More on those stories shortly. In the meantime here are the other key recent developments:
- The World Health Organization’s emergency committee has maintained its stance that proof of Covid-19 vaccination should not be required for international travel, amid controversy over countries blocking the entry of travellers if they are unvaccinated.
- The head of the WHO has called on China to cooperate better in the next phase of an investigation into the origins of the pandemic, demanding more access to raw data.
- Abu Dhabi has announced a partial lockdown and new entry requirements in the emirate starting 19 July from midnight until 5 am.

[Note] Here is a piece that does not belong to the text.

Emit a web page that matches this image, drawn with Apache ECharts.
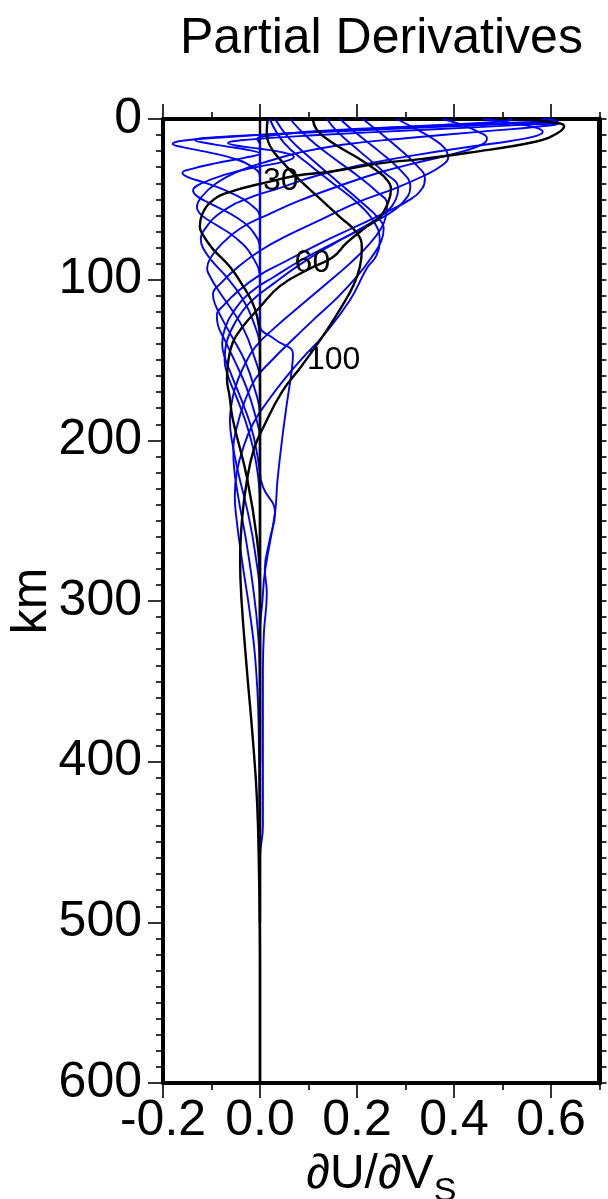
<!DOCTYPE html>
<html><head><meta charset="utf-8">
<script src="https://cdn.jsdelivr.net/npm/echarts@6/dist/echarts.min.js"></script>
<style>html,body{margin:0;padding:0;background:#fff}#c{width:608px;height:1199px}</style>
</head><body><div id="c"></div>
<script>
// Each kernel: [dU/dVs, depth km]
const k05 = [[0.52,0],[0.50,1.5],[0.35,4],[0.15,7],[0.03,10],[-0.006,12.5],[-0.003,14],[0,16],[0,40],[0,300]];
const k10 = [[0.58,0],[0.60,1],[0.50,2.5],[0.30,5],[0.08,8.5],[-0.08,11.5],[-0.16,13.5],[-0.18,15.5],[-0.16,17.5],[-0.11,20.5],[-0.05,25],[-0.015,30],[0,36],[0,60],[0,250]];
const k15 = [[0.59,0],[0.61,1.5],[0.52,3],[0.32,5.5],[0.1,8.5],[-0.05,10.5],[-0.12,12],[-0.134,13],[-0.12,14.5],[-0.07,17],[-0.02,19.5],[0.0,21.5],[-0.03,24],[-0.09,27.5],[-0.14,31],[-0.16,33.5],[-0.15,36],[-0.11,40],[-0.06,46],[-0.02,53],[0,62],[0,250]];
const k20 = [[0.6,0],[0.615,2],[0.55,3.5],[0.35,6.5],[0.12,10],[-0.03,13],[-0.066,15],[-0.05,16.5],[0.0,18.5],[0.05,21],[0.07,23.5],[0.05,26.5],[-0.01,30],[-0.07,34.5],[-0.12,40],[-0.138,44.5],[-0.13,48],[-0.1,53],[-0.05,61],[-0.015,70],[0,82],[0,250]];
const k25 = [[0.6,0],[0.615,2.5],[0.58,4.5],[0.45,8],[0.3,12],[0.17,16],[0.08,21],[0.02,26],[-0.04,32],[-0.09,40],[-0.122,49],[-0.13,55],[-0.12,60],[-0.09,66],[-0.05,74],[-0.015,86],[0,100],[0,300]];
const k30 = [[0.54,0],[0.6,2],[0.627,4.5],[0.612,9],[0.57,14],[0.43,21],[0.33,25],[0.25,27.5],[0.14,33],[0.08,35],[0.02,39],[-0.068,46],[-0.103,52],[-0.12,60],[-0.124,67],[-0.118,72],[-0.097,81],[-0.062,92],[-0.035,104],[-0.016,114],[-0.006,123],[0,137],[0,400]];
const k35 = [[0.46,0],[0.53,3],[0.57,5.5],[0.583,8],[0.57,10.5],[0.52,13.5],[0.44,17],[0.33,22],[0.22,28],[0.12,35],[0.04,43],[-0.03,50],[-0.08,58],[-0.11,67],[-0.122,75],[-0.118,80],[-0.1,88],[-0.07,98],[-0.04,110],[-0.015,125],[0,145],[0,400]];
const k40 = [[0.377,0],[0.42,4],[0.45,8],[0.468,12],[0.46,15.5],[0.42,20],[0.34,26],[0.25,33],[0.16,42],[0.08,51],[0.02,59],[-0.04,68],[-0.08,78],[-0.103,87],[-0.109,93],[-0.103,98],[-0.085,107],[-0.06,118],[-0.035,130],[-0.015,145],[0,165],[0,400]];
const k45 = [[0.282,0],[0.32,6],[0.355,12],[0.38,18],[0.388,24],[0.375,29],[0.34,35],[0.28,43],[0.2,52],[0.13,62],[0.06,72],[0.0,82],[-0.045,92],[-0.08,102],[-0.097,109],[-0.093,115],[-0.077,125],[-0.055,137],[-0.032,150],[-0.014,165],[0,185],[0,400]];
const k50 = [[0.212,0],[0.245,8],[0.285,18],[0.32,28],[0.34,37],[0.335,43],[0.31,50],[0.26,58],[0.19,68],[0.12,78],[0.05,89],[0,97],[-0.045,107],[-0.075,116],[-0.089,122],[-0.087,128],[-0.072,138],[-0.05,152],[-0.028,167],[-0.012,182],[0,200],[0,400]];
const k55 = [[0.165,0],[0.195,8],[0.245,20],[0.29,32],[0.31,42],[0.305,48],[0.28,56],[0.23,65],[0.16,76],[0.09,87],[0.03,98],[-0.02,108],[-0.055,120],[-0.072,130],[-0.078,140],[-0.073,148],[-0.058,160],[-0.038,175],[-0.02,190],[-0.008,205],[0,225],[0,450]];
const k57 = [[0.138,0],[0.16,8],[0.205,20],[0.255,33],[0.285,43],[0.28,50],[0.26,58],[0.215,67],[0.15,78],[0.085,90],[0.03,102],[-0.02,114],[-0.05,126],[-0.068,138],[-0.073,150],[-0.066,160],[-0.05,172],[-0.03,188],[-0.014,205],[-0.004,222],[0,240],[0,450]];
const k60 = [[0.109,0],[0.118,7],[0.15,15],[0.206,25],[0.24,32],[0.262,38],[0.27,44],[0.264,52],[0.247,61],[0.22,67],[0.179,77],[0.15,86],[0.097,94],[0.041,104],[0,117],[-0.035,129],[-0.056,139],[-0.066,152],[-0.068,162],[-0.063,172],[-0.056,187],[-0.027,223],[-0.006,262],[0,290],[0,500]];
const k70 = [[0.062,0],[0.1,12],[0.15,24],[0.2,35],[0.24,45],[0.262,53],[0.26,60],[0.25,68],[0.225,78],[0.185,90],[0.135,103],[0.08,117],[0.03,130],[-0.01,142],[-0.035,155],[-0.052,168],[-0.06,180],[-0.062,188],[-0.058,200],[-0.045,220],[-0.025,245],[-0.01,270],[0,300],[0,520]];
const k80 = [[0.031,0],[0.06,12],[0.11,26],[0.16,39],[0.21,52],[0.245,62],[0.255,68],[0.25,76],[0.23,86],[0.2,98],[0.16,111],[0.11,125],[0.065,138],[0.025,150],[-0.01,162],[-0.033,177],[-0.048,192],[-0.055,205],[-0.054,215],[-0.045,235],[-0.03,260],[-0.015,290],[-0.004,320],[0,350],[0,550]];
const k90 = [[0.02,0],[0.05,15],[0.1,28],[0.15,40],[0.2,52],[0.235,64],[0.247,76],[0.24,85],[0.22,93],[0.185,113],[0.13,135],[0.09,148],[0.05,162],[0.015,176],[-0.015,190],[-0.035,205],[-0.048,220],[-0.052,235],[-0.048,250],[-0.037,275],[-0.022,305],[-0.01,335],[-0.003,375],[-0.001,450],[0,525]];
const k100 = [[0.016,0],[0.014,7],[0.021,17],[0.047,27],[0.082,38],[0.118,48],[0.165,61],[0.2,71],[0.21,80],[0.206,92],[0.192,104],[0.17,116],[0.13,135],[0.085,154],[0.045,170],[0.01,190],[-0.012,205],[-0.027,225],[-0.037,249],[-0.041,275],[-0.038,300],[-0.027,343],[-0.015,385],[-0.006,425],[-0.002,470],[0,525],[0,600]];
const kX = [[0,16],[0,128],[0.03,137],[0.068,146],[0.066,155],[0.055,178],[0.047,196],[0.036,225],[0.031,245],[0.01,282],[0.005,300],[0,320],[0,420]];
const kY = [[0,30],[0,220],[0.006,229],[0.031,245],[0.02,262],[0.01,280],[0.014,295],[0.008,320],[0.006,343],[0.006,440],[0,460],[0,525]];
const zeroLine = [[0,0],[0,600]];

const blueCurves = [k05,k10,k15,k20,k25,k35,k40,k45,k50,k55,k57,k70,k80,k90,kX,kY];
const blackCurves = [k30,k60,k100];
const labelText = ['30','60','100'];
const labelX = [0.043,0.108,0.152];
const labelDepth = [38.6,89.9,150];

const xMajor = [-0.2,0,0.2,0.4,0.6];
const xMinor = [-0.1,0.1,0.3,0.5,0.7];

const FONT = 'Liberation Sans, Arial, Helvetica, sans-serif';
const chart = echarts.init(document.getElementById('c'), null, {renderer:'canvas'});

function xAx(pos, major, showLabel, showLine, extra){
  return Object.assign({
    type:'value', position:pos, min:-0.2, max:0.7, interval:0.1,
    axisLine:{show:showLine, onZero:false, lineStyle:{color:'#000', width:4}},
    axisTick:{show:true, customValues: major ? xMajor : xMinor, length: major ? 15 : 7, lineStyle:{color:'#000', width:1.6}},
    axisLabel:{show:showLabel, customValues:xMajor, formatter:v=>v.toFixed(1), fontSize:50, color:'#000', margin:13, fontFamily:FONT},
    splitLine:{show:false}
  }, extra||{});
}

const series = [];
series.push({type:'line', data:zeroLine, showSymbol:false, lineStyle:{color:'#000', width:2.4}, z:2, silent:true});
blueCurves.forEach(c => series.push({type:'line', data:c, showSymbol:false, smooth:0.45, lineStyle:{color:'#0000ff', width:1.9}, z:3, silent:true}));
blackCurves.forEach(c => series.push({type:'line', data:c, showSymbol:false, smooth:0.45, lineStyle:{color:'#000', width:2.4}, z:4, silent:true}));
series.push({type:'scatter', symbolSize:0, z:6, silent:true, itemStyle:{opacity:1},
  data: labelText.map((t,i)=>({name:t, value:[labelX[i], labelDepth[i]]})),
  label:{show:true, position:'inside', formatter:p=>p.name, fontSize:32, color:'#000', opacity:1, fontFamily:FONT}});

chart.setOption({
  animation:false,
  backgroundColor:'#fff',
  title:{text:'Partial Derivatives', left:175, top:9, textStyle:{fontSize:50, fontWeight:'normal', color:'#000', fontFamily:FONT}},
  grid:{left:163, right:8.5, top:119, bottom:116, containLabel:false, outerBoundsMode:'none'},
  xAxis:[
    xAx('bottom', true, true, true, {name:'\u2202U/\u2202V{s|S}', nameLocation:'middle', nameGap:44,
      nameTextStyle:{fontSize:48, color:'#000', fontFamily:FONT, rich:{s:{fontSize:34, color:'#000', fontFamily:FONT, padding:[34,0,0,0]}}}}),
    xAx('bottom', false, false, false),
    xAx('top', true, false, true),
    xAx('top', false, false, false)
  ],
  yAxis:[
    {type:'value', inverse:true, position:'left', min:0, max:600, interval:100,
     axisLine:{show:true, onZero:false, lineStyle:{color:'#000', width:4}},
     axisTick:{show:true, length:15, lineStyle:{color:'#000', width:1.6}},
     minorTick:{show:true, splitNumber:10, length:7, lineStyle:{color:'#000', width:1.6}},
     axisLabel:{fontSize:50, color:'#000', margin:21, fontFamily:FONT},
     splitLine:{show:false}, minorSplitLine:{show:false},
     name:'km', nameLocation:'middle', nameGap:106, nameRotate:90, nameMoveOverlap:false,
     nameTextStyle:{fontSize:50, color:'#000', fontFamily:FONT}},
    {type:'value', inverse:true, position:'right', min:0, max:600, interval:100,
     axisLine:{show:true, onZero:false, lineStyle:{color:'#000', width:5}},
     axisTick:{show:true, length:7, lineStyle:{color:'#000', width:1.6}},
     minorTick:{show:true, splitNumber:10, length:7, lineStyle:{color:'#000', width:1.6}},
     axisLabel:{show:false}, splitLine:{show:false}, minorSplitLine:{show:false}}
  ],
  series: series
});
</script>
</body></html>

- European Union member states have agreed to add Ukraine to a list of countries from which travel is permitted, while Rwanda and Thailand were removed.

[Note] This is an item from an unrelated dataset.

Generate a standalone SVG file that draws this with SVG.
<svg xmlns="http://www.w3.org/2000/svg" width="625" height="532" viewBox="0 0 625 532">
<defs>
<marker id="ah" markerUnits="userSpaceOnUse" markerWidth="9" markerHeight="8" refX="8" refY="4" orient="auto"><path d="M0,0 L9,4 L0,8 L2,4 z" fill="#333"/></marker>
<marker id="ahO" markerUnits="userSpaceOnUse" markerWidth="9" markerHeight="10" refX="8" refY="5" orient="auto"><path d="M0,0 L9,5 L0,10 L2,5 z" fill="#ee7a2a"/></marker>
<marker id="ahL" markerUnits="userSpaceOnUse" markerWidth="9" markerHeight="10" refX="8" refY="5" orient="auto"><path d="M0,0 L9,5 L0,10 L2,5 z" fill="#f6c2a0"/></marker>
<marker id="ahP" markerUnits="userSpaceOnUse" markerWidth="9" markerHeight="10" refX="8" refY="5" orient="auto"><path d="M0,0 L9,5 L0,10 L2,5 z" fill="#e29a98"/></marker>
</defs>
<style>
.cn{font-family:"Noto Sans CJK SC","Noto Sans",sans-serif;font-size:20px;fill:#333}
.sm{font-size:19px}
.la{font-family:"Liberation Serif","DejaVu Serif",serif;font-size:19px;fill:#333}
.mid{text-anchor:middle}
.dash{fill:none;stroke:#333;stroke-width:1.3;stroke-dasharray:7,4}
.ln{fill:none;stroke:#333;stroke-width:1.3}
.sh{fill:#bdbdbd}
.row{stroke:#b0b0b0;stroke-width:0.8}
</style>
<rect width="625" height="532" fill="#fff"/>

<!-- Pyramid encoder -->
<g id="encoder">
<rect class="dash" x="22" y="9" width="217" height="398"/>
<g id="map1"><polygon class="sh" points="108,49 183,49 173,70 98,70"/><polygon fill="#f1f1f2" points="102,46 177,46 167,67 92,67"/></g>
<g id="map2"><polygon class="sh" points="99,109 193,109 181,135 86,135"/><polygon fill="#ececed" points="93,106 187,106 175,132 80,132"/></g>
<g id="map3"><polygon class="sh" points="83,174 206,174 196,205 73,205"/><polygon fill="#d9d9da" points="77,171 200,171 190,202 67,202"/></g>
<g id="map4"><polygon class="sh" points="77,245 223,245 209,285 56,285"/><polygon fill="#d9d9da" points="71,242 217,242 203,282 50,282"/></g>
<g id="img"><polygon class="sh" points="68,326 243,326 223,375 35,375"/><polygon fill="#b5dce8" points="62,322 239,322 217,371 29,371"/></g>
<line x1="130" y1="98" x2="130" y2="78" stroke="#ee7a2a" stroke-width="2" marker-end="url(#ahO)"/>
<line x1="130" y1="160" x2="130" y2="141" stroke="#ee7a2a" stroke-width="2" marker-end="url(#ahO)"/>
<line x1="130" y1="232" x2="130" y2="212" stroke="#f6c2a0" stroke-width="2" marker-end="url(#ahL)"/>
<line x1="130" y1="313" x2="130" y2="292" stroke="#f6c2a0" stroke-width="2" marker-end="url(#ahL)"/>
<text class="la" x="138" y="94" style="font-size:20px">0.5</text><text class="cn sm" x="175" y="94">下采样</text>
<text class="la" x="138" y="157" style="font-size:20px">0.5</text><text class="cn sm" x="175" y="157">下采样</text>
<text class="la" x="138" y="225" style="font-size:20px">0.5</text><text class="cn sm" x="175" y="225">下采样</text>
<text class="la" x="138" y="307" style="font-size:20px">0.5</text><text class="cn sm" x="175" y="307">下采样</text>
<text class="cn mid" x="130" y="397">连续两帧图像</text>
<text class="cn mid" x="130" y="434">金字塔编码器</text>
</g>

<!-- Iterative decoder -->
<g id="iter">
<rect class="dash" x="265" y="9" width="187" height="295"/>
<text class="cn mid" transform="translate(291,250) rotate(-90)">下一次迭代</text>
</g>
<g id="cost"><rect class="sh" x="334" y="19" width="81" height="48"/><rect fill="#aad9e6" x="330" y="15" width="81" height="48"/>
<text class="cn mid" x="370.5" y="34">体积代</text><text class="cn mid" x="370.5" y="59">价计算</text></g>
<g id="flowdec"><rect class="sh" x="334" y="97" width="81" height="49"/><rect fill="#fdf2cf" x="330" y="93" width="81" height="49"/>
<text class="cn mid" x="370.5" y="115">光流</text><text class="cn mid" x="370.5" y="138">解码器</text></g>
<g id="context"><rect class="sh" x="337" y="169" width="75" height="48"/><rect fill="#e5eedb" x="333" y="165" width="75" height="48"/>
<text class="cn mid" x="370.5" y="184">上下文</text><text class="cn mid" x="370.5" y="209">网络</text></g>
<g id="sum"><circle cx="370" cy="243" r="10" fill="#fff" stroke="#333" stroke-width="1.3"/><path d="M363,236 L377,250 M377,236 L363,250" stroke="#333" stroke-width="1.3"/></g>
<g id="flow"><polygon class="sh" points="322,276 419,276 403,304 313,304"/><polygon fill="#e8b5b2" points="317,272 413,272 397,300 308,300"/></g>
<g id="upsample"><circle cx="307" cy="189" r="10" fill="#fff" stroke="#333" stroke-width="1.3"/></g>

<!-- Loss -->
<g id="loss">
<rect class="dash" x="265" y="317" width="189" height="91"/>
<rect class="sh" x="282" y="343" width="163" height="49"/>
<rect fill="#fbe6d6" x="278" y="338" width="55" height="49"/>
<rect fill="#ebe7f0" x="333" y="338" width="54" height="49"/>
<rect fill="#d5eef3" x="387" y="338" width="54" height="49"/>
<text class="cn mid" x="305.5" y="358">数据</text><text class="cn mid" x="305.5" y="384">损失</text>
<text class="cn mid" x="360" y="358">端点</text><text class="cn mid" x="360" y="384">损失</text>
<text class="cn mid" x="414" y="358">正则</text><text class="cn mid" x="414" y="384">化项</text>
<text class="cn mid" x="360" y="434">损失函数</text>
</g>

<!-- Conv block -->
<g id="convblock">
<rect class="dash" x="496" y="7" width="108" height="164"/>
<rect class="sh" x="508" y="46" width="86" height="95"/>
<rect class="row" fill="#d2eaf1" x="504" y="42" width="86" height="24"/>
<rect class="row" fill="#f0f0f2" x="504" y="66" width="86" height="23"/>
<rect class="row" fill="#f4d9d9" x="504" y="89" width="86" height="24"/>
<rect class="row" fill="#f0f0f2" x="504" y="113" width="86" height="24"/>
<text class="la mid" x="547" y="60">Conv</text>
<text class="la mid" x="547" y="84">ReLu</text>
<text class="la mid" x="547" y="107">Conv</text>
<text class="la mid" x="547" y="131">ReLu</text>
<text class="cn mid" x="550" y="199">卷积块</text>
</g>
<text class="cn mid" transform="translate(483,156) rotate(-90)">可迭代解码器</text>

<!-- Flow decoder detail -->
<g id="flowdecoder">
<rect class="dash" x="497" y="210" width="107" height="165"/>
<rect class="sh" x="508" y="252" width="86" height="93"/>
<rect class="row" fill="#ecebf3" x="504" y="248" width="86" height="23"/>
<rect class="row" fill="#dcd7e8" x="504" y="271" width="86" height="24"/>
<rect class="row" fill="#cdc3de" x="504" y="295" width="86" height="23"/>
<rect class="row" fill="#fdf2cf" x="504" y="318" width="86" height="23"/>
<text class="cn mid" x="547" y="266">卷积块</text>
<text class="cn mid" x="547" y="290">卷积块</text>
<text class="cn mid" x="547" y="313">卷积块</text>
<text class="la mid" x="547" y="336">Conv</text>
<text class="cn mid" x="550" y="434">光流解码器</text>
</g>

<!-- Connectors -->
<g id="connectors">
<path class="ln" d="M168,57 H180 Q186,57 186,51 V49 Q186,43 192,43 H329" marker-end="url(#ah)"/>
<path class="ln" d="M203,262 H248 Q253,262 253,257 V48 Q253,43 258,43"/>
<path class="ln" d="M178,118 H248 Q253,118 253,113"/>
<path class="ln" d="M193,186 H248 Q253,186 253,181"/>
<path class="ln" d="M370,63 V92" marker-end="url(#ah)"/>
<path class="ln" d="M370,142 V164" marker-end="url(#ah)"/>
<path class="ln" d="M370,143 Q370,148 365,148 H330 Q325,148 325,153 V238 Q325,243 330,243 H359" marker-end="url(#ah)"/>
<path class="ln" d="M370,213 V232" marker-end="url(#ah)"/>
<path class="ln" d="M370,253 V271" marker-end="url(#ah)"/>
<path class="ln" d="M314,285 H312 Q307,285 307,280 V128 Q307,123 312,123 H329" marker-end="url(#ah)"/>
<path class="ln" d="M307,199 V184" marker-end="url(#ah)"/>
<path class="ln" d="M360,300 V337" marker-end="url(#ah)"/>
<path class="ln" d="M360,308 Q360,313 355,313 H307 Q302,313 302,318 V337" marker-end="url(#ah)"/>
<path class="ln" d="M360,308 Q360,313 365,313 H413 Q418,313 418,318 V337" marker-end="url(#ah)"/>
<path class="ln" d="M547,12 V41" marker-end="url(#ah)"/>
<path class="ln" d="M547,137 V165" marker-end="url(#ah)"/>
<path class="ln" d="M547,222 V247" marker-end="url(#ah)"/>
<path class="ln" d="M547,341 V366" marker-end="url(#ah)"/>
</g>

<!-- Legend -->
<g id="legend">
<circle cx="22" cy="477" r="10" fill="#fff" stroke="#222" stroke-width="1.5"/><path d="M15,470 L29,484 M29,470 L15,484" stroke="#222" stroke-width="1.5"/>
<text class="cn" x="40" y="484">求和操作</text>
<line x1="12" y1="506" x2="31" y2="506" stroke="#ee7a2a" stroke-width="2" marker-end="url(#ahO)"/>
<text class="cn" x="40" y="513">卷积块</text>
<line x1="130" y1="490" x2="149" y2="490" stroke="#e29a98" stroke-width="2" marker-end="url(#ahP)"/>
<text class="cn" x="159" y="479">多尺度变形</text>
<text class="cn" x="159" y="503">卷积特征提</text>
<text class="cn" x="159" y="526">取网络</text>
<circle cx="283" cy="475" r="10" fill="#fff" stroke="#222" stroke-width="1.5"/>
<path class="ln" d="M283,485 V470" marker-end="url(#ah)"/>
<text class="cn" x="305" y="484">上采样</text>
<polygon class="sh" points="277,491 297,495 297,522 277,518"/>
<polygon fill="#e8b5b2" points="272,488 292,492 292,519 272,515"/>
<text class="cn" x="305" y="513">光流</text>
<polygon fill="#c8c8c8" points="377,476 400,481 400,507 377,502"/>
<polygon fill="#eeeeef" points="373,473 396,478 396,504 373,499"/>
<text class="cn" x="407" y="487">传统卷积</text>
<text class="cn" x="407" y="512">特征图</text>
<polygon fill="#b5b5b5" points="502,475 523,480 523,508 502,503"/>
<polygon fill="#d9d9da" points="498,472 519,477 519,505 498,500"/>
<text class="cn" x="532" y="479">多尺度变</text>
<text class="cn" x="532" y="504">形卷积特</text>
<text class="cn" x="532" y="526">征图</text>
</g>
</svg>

- Spain’s 14-day infection rate surpassed 500 per 100,000 people for the first time since mid-February, health ministry data showed.
- Within 72 hours of the French learning they would soon need to be vaccinated or tested to go to the cafe, more than 3 million had booked appointments and France had broken its vaccination record, administering 800,000 shots in a single day.
- Millions of Chinese people face bans from public spaces including schools, hospitals and shopping malls unless they get a Covid-19 vaccine, under new edicts covering nearly two dozen cities and counties.
- Coronavirus-linked deaths in Africa surged by 43% in a week, driven by a lack of intensive-care beds and oxygen, according to the World Health Organization.
- Barcelona and the surrounding north-east corner of Spain is to impose a curfew from 1am to 6am again amid rising Covid cases.
- Saudi Arabia has arrested more than 120 people allegedly suspected of supplying or procuring fraudulent coronavirus vaccine and test certificates, official media said, two days before a tightly controlled hajj amid some of the strictest and most controversial rules in the world
- More than twice as many children and adolescents were referred to mental health services year on year in England as cases hit a record high, amid warnings that waiting lists are so long that significant numbers of young people would not get treatment in time to prevent them growing into adults with “entrenched mental health issues that could have been avoided had we been able to intervene earlier”.
- Hundreds of thousands of people left the Bangladesh capital on Thursday after authorities lifted a coronavirus lockdown despite rising infections and deaths.
- The Canadian government has rejected proposals to have Ontario residents line up inside a US border tunnel to tap into a surplus of Covid-19 vaccine held by Michigan, a mayor said.